Social commerce website

Poshmark, Inc. is a social commerce marketplace where users can buy and sell new and second-hand fashion, home goods, and electronics. The platform has over 80 million users, and more than 200 million available listings. The company is headquartered in Redwood City, California, with offices in Vancouver, Chennai and New York City. In January 2023, Poshmark was acquired by South Korea's Naver Corporation for US$1.2 billion.

==History==

Prior to Poshmark, Manish Chandra founded the social shopping company Kaboodle. After selling Kaboodle to Hearst in 2007, Poshmark was founded in 2011 by Chandra, Tracy Sun, Gautam Golwala, and Chetan Pungaliya in Manish’s garage.

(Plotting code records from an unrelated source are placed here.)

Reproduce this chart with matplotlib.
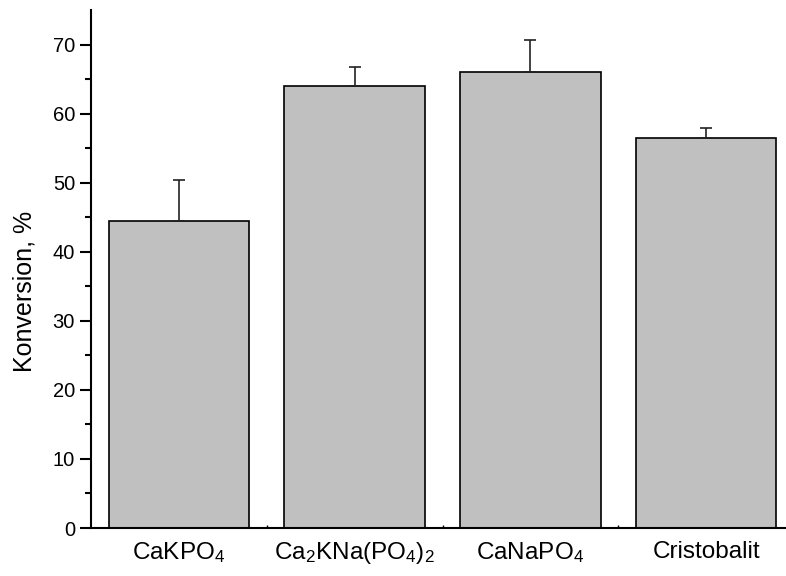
import numpy as np
import matplotlib
matplotlib.use('Agg')
import matplotlib.pyplot as plt

plt.rcParams['font.family'] = ['Liberation Sans', 'DejaVu Sans']
plt.rcParams['mathtext.fontset'] = 'custom'
plt.rcParams['mathtext.rm'] = 'Liberation Sans'
plt.rcParams['mathtext.it'] = 'Liberation Sans'

samples = [r'CaKPO$_4$', r'Ca$_2$KNa(PO$_4$)$_2$', r'CaNaPO$_4$', 'Cristobalit']
conversion = [44.5, 64.0, 66.0, 56.5]
conversion_err = [5.9, 2.8, 4.6, 1.4]

fig = plt.figure(figsize=(7.86, 5.76), dpi=100)
ax = fig.add_axes([91/786, 48/576, (794-91)/786, 518/576])

x = np.arange(len(samples))
ax.bar(x, conversion, width=0.8, color='#c0c0c0', edgecolor='black', linewidth=1.2, zorder=2)
ax.errorbar(x, conversion, yerr=[np.zeros(len(x)), conversion_err], fmt='none',
            ecolor='#222222', elinewidth=1.2, capsize=4, capthick=1.2, zorder=3)

ax.set_xlim(-0.5, 3.5)
ax.set_ylim(0, 75)
ax.set_yticks(np.arange(0, 71, 10))
ax.set_yticks(np.arange(5, 75, 10), minor=True)
ax.set_xticks(x)
ax.set_xticklabels(samples, fontsize=17.5)
ax.set_xticks(x[:-1] + 0.5, minor=True)
ax.tick_params(axis='y', which='major', length=8, width=1.5, labelsize=14.5, direction='out')
ax.tick_params(axis='y', which='minor', length=4, width=1.5, direction='out')
ax.tick_params(axis='x', which='both', length=2, width=1, direction='in', pad=9)
ax.set_ylabel('Konversion, %', fontsize=18, va='center')
ax.yaxis.set_label_coords(-0.095, 0.456)

for s in ['top', 'right']:
    ax.spines[s].set_visible(False)
for s in ['left', 'bottom']:
    ax.spines[s].set_linewidth(1.5)

fig.savefig('out.png', dpi=100)
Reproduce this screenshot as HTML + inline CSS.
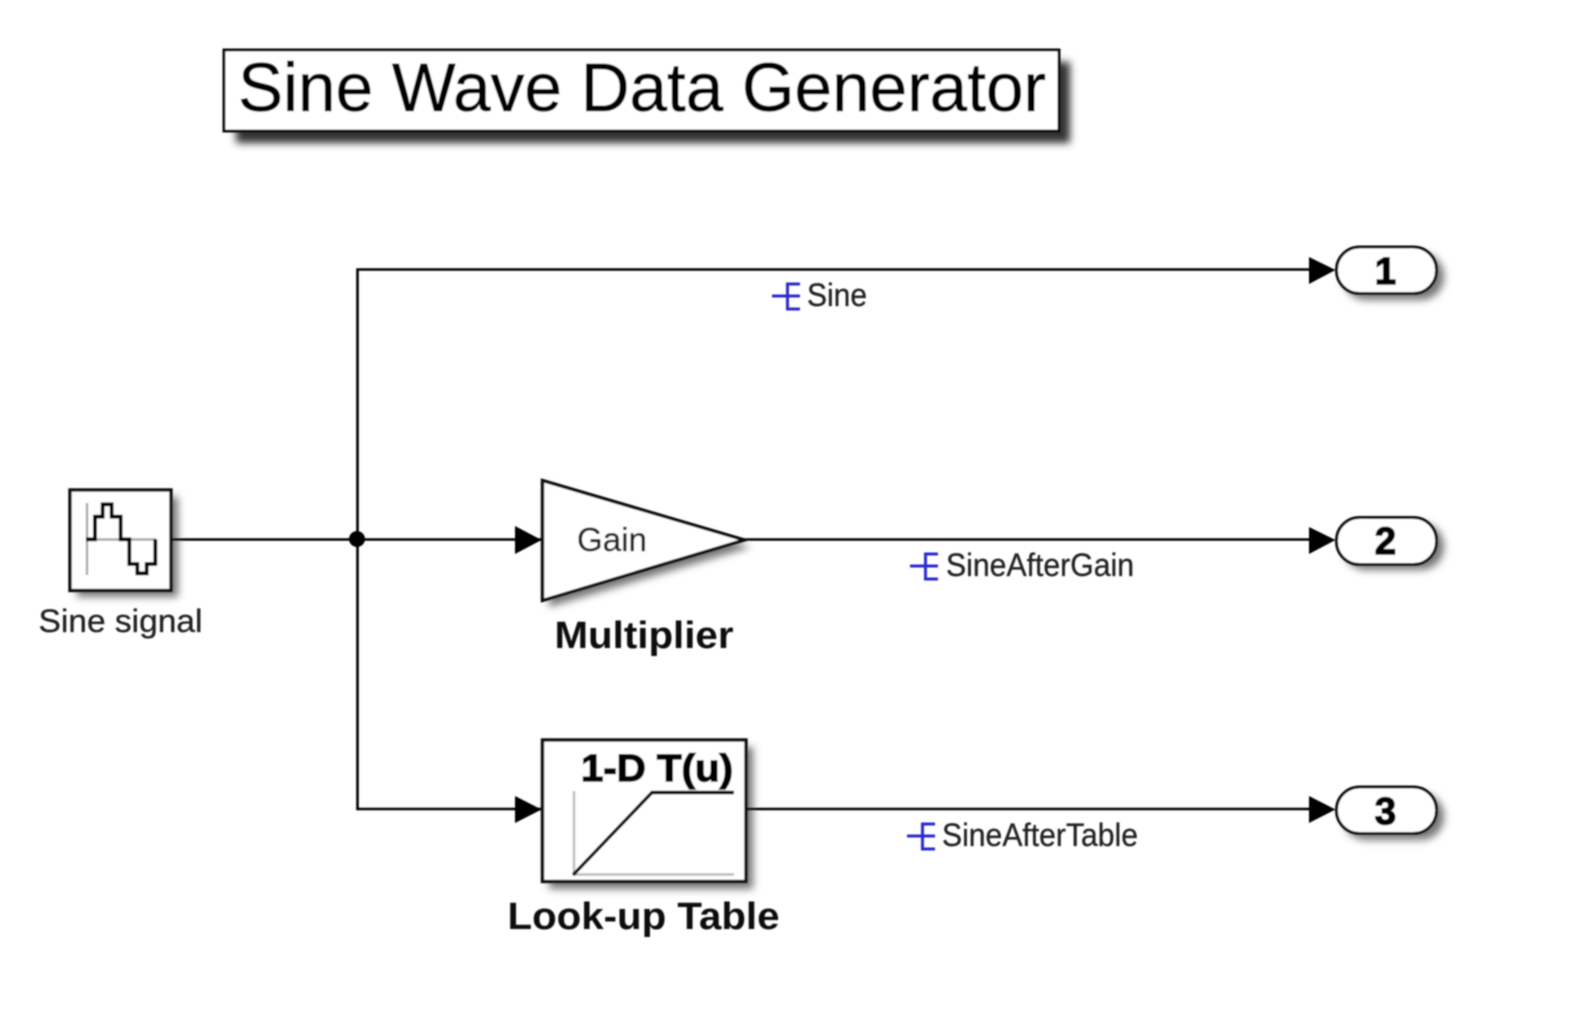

In November 2017, Poshmark announced that it had raised $87.5 million in Series D funding, at a valuation of nearly $600 million, in venture-backed funding led by Singapore-based Temasek. Menlo Ventures, GGV Capital, Mayfield and others also participated, bringing their total to date to $160 million.

In a May 22, 2018 interview with Reuters, Poshmark's CEO and founder, Manish Chandra, stated that since Poshmark's launch, sellers on the website had earned $1 billion selling clothing and accessories. Reuters reported that "much" of these earnings were "concentrated in a group of sellers making five, six and even seven figures"

On January 14, 2021, Poshmark went public, at a valuation of over $3 billion, listed on the Nasdaq Stock Market under the symbol POSH. In October 2021, Poshmark announced its first acquisition, Suede One, a platform for checking the authenticity of sneakers.

In October 2022, South Korean internet conglomerate Naver Corporation agreed to buy Poshmark for a total enterprise value of US$1.2 billion. The acquisition finalized in January 2023.

In August 2025, co-founder and CEO Manish Chandra stepped down after 15 years leading the company. Chandra moved into a strategic role on Poshmark's board of directors.

== International expansion ==
Poshmark announced its first international expansion to Canada in May 2019. As of May 2021, there are over 2.5 million Poshmark users in Canada who have listed nearly half a billion dollars' worth of inventory.

In February 2021, Poshmark announced its expansion to Australia as part of its strategy to drive long-term growth through international expansion, starting with English-speaking countries. It later expanded into India.